A study from Amicus Finance finds that 73 per cent of institutional investors are predicting a growing institutional appetite for investing in the alternative finance market over the next two years.
Institutional investors believe that the sector will continue to offer attractive risk-adjusted returns. The research among European institutional investors reveals that they expect the alternative lending sector to grow by a quarter over the next 24 months, driven by the demand for expansion finance by SMEs.
According to the study, almost three-quarters, at 74 per cent of institutional investors believe that growth of alternative non-bank finance could increase the resilience of the financial system by lessening the burden on banks. Indeed, almost two-thirds, 64 per cent believe that UK and European small businesses are too reliant on traditional bank finance.
John Jenkins, CEO of Amicus says: “As the economy continues to recover, institutional investors see a strong opportunity for the capital markets to play a bigger role in financing SMEs, which continue to face capital constraints due to bank deleveraging.”
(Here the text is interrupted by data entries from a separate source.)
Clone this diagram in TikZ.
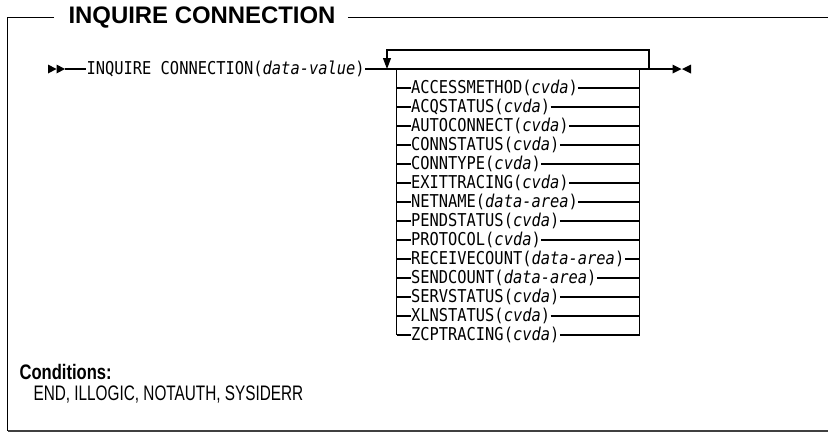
\documentclass[tikz,border=0pt]{standalone}
\usepackage{fontspec}
\setmainfont{Liberation Sans}
\newfontfamily\narrowfont[FakeStretch=0.73]{Liberation Sans}
\newfontfamily\narrowbold[FakeStretch=0.79]{Liberation Sans Bold}
\newfontfamily\syntaxfont[FakeStretch=0.87]{DejaVu Sans Mono}
\usetikzlibrary{positioning,arrows.meta}
\tikzset{
  kw/.style={font=\syntaxfont\fontsize{17.7}{18}\selectfont, inner sep=0pt, anchor=west},
  headtxt/.style={font=\bfseries\fontsize{23.9}{24}\selectfont, inner sep=0pt, anchor=west},
  condtxt/.style={font=\narrowfont\fontsize{21}{22}\selectfont, inner sep=0pt, anchor=west},
}
\begin{document}
\begin{tikzpicture}[x=1pt, y=-1pt, line width=1.1pt]
	\useasboundingbox (0,0) rectangle (828,432);
	% frame and title
	\node[headtxt] (title) at (68,17.5) {INQUIRE CONNECTION};
	\coordinate (TL) at (7.5,17.5); \coordinate (TR) at (828,17.5);
	\coordinate (BL) at (7.5,430.5); \coordinate (BR) at (828,430.5);
	\draw ([xshift=-14pt]title.west |- TL) -- (TL) -- (BL);
	\draw ([xshift=12pt]title.east |- TR) -- (TR);
	\draw[line width=2pt, black!75] (BL) -- (BR);
	% main line
	\node[kw] (cmd) at (86,69) {INQUIRE CONNECTION(\textit{data-value})};
	\coordinate (S) at (65,69); \coordinate (E) at (672.5,69);
	\foreach \x in {48,56.5} \fill (\x,64.5) -- ++(8.5,4.5) -- ++(-8.5,4.5) -- cycle;
	\fill (E) ++(0,-4.5) -- ++(9,4.5) -- ++(-9,4.5) -- cycle;
	\fill (E) ++(18.5,-4.5) -- ++(-9,4.5) -- ++(9,4.5) -- cycle;
	\draw (S) -- (cmd.west) (cmd.east) -- (E);
	% repeat loop
	\coordinate (LR) at (649,69); \coordinate (LL) at (387,69);
	\draw[-{Triangle[length=11pt,width=8pt]}] (LR) -- (649,50) -- (387,50) -- (LL);
	% option stack
	\coordinate (SL) at (396.5,69); \coordinate (SR) at (639.5,69);
	\draw (SL) -- (396.5,335); \draw (SR) -- (639.5,335);
	\foreach [count=\i] \opt/\arg in {ACCESSMETHOD/cvda, ACQSTATUS/cvda, AUTOCONNECT/cvda,
	    CONNSTATUS/cvda, CONNTYPE/cvda, EXITTRACING/cvda, NETNAME/data-area, PENDSTATUS/cvda,
	    PROTOCOL/cvda, RECEIVECOUNT/data-area, SENDCOUNT/data-area, SERVSTATUS/cvda,
	    XLNSTATUS/cvda, ZCPTRACING/cvda} {
		\node[kw] (r\i) at (410.5,69+19*\i) {\opt(\textit{\arg})};
		\draw (SL |- r\i.west) -- (r\i.west) (r\i.east) -- (SR |- r\i.east);
	}
	% conditions
	\node[condtxt, font=\narrowbold\fontsize{21}{22}\selectfont] (cond) at (19,372) {Conditions:};
	\node[condtxt] (errs) at (33,395) {END, ILLOGIC, NOTAUTH, SYSIDERR};
\end{tikzpicture}
\end{document}
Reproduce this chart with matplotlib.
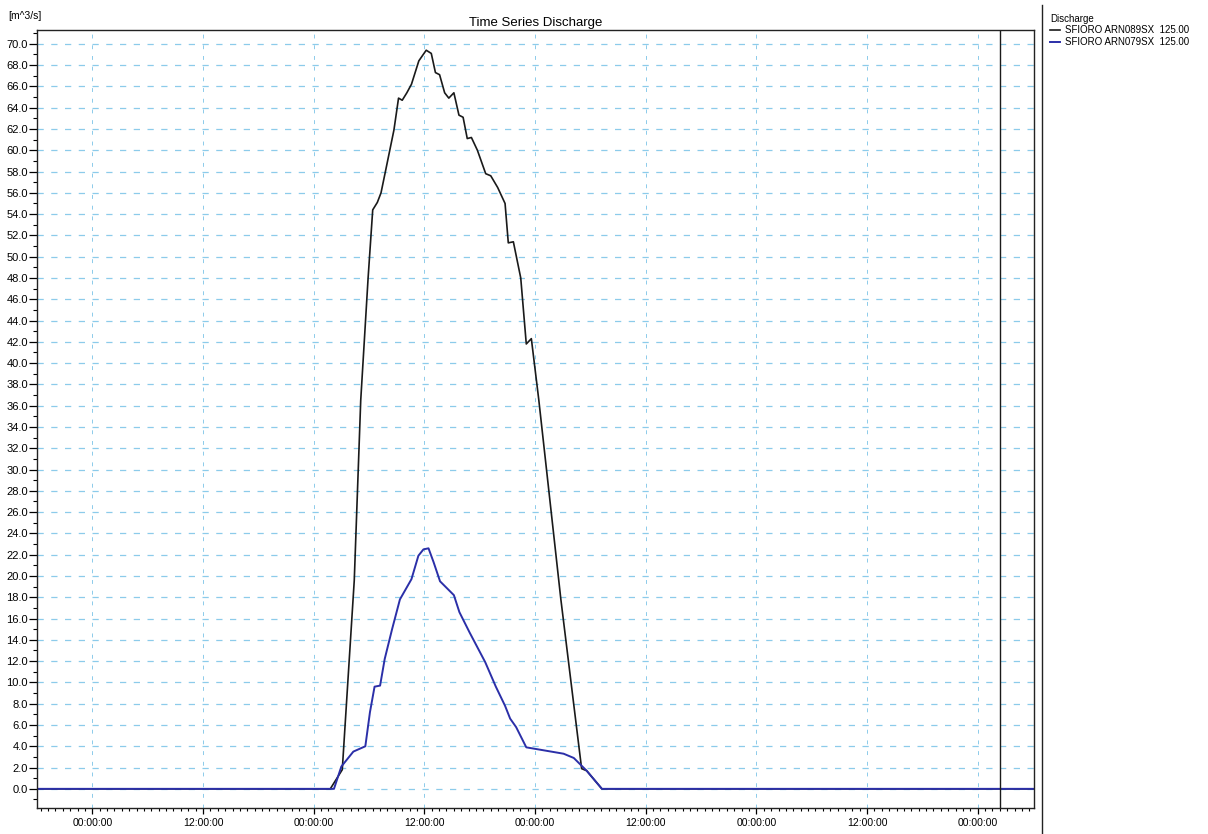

Jenkins believes that institutions increasingly recognise they can generate attractive returns through investing in alternative finance without taking on large risks. “We are seeing a high level of interest from investors looking for exposure to our short term bridging loans secured against UK residential and commercial property.”
Amicus defines alternative finance as crowdsourcing finance, peer-to-peer lending cashflow/invoice finance, property finance such as bridging loans and commercial mortgages or asset finance such as machinery and business equipment.